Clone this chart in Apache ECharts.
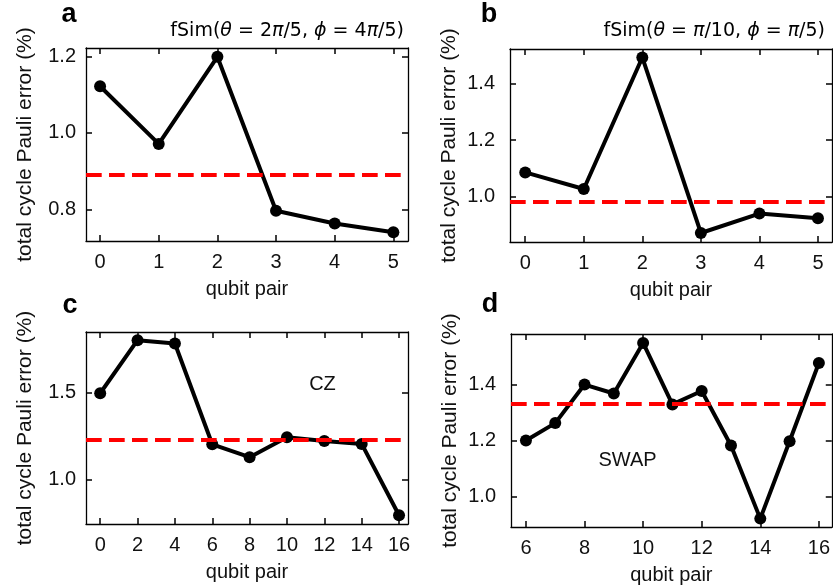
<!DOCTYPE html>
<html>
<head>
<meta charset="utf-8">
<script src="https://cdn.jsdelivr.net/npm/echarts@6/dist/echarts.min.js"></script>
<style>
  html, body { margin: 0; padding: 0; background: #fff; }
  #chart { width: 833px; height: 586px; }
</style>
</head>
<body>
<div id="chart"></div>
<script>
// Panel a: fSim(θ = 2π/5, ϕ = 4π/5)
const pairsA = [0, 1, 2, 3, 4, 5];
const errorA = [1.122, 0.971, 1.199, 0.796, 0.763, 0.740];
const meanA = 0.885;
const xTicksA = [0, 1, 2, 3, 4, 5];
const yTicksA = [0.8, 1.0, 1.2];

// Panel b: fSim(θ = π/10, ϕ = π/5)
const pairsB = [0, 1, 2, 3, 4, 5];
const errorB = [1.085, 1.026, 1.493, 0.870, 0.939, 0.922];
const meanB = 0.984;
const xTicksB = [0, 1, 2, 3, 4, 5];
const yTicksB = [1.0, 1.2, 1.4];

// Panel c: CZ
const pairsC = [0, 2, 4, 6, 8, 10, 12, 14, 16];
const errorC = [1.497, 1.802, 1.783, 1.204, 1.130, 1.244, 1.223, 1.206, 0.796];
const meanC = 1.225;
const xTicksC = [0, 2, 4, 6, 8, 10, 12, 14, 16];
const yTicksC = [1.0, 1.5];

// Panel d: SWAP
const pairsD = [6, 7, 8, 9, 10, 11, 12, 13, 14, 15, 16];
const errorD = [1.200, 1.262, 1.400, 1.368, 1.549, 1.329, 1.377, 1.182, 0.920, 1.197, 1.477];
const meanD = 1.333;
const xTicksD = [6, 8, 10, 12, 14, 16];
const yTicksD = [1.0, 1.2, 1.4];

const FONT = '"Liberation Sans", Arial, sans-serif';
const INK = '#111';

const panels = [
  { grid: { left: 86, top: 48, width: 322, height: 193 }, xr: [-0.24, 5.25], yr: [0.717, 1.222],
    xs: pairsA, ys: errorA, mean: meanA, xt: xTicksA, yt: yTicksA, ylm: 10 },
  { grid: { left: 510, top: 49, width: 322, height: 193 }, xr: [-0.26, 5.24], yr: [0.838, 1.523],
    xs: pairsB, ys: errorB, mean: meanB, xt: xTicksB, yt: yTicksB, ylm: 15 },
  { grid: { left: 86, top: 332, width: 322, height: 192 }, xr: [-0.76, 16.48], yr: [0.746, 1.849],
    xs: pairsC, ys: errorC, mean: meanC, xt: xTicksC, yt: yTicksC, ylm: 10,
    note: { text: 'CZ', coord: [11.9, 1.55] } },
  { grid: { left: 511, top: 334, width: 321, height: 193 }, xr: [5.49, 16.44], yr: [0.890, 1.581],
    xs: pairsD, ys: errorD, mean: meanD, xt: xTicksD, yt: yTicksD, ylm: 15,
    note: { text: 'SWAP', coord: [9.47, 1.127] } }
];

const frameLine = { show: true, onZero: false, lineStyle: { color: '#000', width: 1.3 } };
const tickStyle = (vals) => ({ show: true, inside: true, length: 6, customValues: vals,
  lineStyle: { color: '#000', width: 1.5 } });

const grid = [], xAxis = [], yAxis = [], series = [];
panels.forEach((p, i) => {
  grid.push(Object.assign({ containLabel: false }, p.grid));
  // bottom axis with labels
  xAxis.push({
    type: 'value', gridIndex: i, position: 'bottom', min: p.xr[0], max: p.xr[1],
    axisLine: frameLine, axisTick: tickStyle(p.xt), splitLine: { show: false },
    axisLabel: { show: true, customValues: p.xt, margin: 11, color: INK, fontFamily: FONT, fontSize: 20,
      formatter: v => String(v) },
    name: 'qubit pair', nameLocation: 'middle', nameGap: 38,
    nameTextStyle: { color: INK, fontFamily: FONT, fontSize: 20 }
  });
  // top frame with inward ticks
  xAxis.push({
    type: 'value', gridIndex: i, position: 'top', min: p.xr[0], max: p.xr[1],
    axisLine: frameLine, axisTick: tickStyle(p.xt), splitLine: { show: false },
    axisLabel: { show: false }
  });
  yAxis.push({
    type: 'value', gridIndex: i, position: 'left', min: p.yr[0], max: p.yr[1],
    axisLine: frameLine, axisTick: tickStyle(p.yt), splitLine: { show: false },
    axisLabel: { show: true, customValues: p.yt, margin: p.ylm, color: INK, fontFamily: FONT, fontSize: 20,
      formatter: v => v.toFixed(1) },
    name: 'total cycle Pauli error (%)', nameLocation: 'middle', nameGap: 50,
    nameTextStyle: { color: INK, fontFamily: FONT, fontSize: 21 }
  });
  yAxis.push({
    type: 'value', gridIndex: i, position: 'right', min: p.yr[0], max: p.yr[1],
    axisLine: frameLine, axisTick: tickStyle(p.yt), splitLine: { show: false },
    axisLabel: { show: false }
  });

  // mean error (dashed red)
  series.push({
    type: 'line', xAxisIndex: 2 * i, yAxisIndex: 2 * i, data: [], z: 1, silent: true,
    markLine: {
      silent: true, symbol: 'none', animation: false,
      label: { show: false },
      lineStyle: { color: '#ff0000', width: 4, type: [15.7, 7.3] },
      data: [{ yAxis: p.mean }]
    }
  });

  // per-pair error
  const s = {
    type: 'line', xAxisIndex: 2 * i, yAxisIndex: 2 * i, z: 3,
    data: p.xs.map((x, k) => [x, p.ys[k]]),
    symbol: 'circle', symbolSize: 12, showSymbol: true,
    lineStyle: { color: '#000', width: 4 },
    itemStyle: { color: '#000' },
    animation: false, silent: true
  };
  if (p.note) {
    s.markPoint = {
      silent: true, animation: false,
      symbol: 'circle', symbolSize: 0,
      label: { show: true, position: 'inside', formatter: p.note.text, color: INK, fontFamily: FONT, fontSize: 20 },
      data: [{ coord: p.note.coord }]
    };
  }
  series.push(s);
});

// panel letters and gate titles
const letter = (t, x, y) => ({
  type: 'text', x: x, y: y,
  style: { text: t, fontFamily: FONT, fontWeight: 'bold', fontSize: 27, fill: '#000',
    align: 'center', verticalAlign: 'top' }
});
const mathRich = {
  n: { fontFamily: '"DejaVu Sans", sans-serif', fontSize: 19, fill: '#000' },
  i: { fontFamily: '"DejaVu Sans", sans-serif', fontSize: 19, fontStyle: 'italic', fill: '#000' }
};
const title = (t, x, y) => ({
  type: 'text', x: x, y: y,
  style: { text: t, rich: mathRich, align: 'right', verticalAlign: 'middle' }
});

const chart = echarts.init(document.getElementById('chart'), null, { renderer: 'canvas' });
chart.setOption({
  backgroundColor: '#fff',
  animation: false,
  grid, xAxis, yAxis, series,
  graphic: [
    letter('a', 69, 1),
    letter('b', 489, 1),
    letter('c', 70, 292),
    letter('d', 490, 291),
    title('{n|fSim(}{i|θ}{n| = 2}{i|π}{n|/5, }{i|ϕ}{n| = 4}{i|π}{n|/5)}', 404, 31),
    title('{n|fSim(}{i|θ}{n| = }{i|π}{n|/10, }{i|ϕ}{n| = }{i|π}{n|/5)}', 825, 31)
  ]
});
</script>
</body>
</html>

····················

TASK DIRECTIONS: Return only the lines from the start of the data through the line that contains "const INK = '#111';", please, copying them exactly and omitting all pictures.

WRITTEN ANSWER:
Clone this chart in Apache ECharts.
<!DOCTYPE html>
<html>
<head>
<meta charset="utf-8">
<script src="https://cdn.jsdelivr.net/npm/echarts@6/dist/echarts.min.js"></script>
<style>
  html, body { margin: 0; padding: 0; background: #fff; }
  #chart { width: 833px; height: 586px; }
</style>
</head>
<body>
<div id="chart"></div>
<script>
// Panel a: fSim(θ = 2π/5, ϕ = 4π/5)
const pairsA = [0, 1, 2, 3, 4, 5];
const errorA = [1.122, 0.971, 1.199, 0.796, 0.763, 0.740];
const meanA = 0.885;
const xTicksA = [0, 1, 2, 3, 4, 5];
const yTicksA = [0.8, 1.0, 1.2];

// Panel b: fSim(θ = π/10, ϕ = π/5)
const pairsB = [0, 1, 2, 3, 4, 5];
const errorB = [1.085, 1.026, 1.493, 0.870, 0.939, 0.922];
const meanB = 0.984;
const xTicksB = [0, 1, 2, 3, 4, 5];
const yTicksB = [1.0, 1.2, 1.4];

// Panel c: CZ
const pairsC = [0, 2, 4, 6, 8, 10, 12, 14, 16];
const errorC = [1.497, 1.802, 1.783, 1.204, 1.130, 1.244, 1.223, 1.206, 0.796];
const meanC = 1.225;
const xTicksC = [0, 2, 4, 6, 8, 10, 12, 14, 16];
const yTicksC = [1.0, 1.5];

// Panel d: SWAP
const pairsD = [6, 7, 8, 9, 10, 11, 12, 13, 14, 15, 16];
const errorD = [1.200, 1.262, 1.400, 1.368, 1.549, 1.329, 1.377, 1.182, 0.920, 1.197, 1.477];
const meanD = 1.333;
const xTicksD = [6, 8, 10, 12, 14, 16];
const yTicksD = [1.0, 1.2, 1.4];

const FONT = '"Liberation Sans", Arial, sans-serif';
const INK = '#111';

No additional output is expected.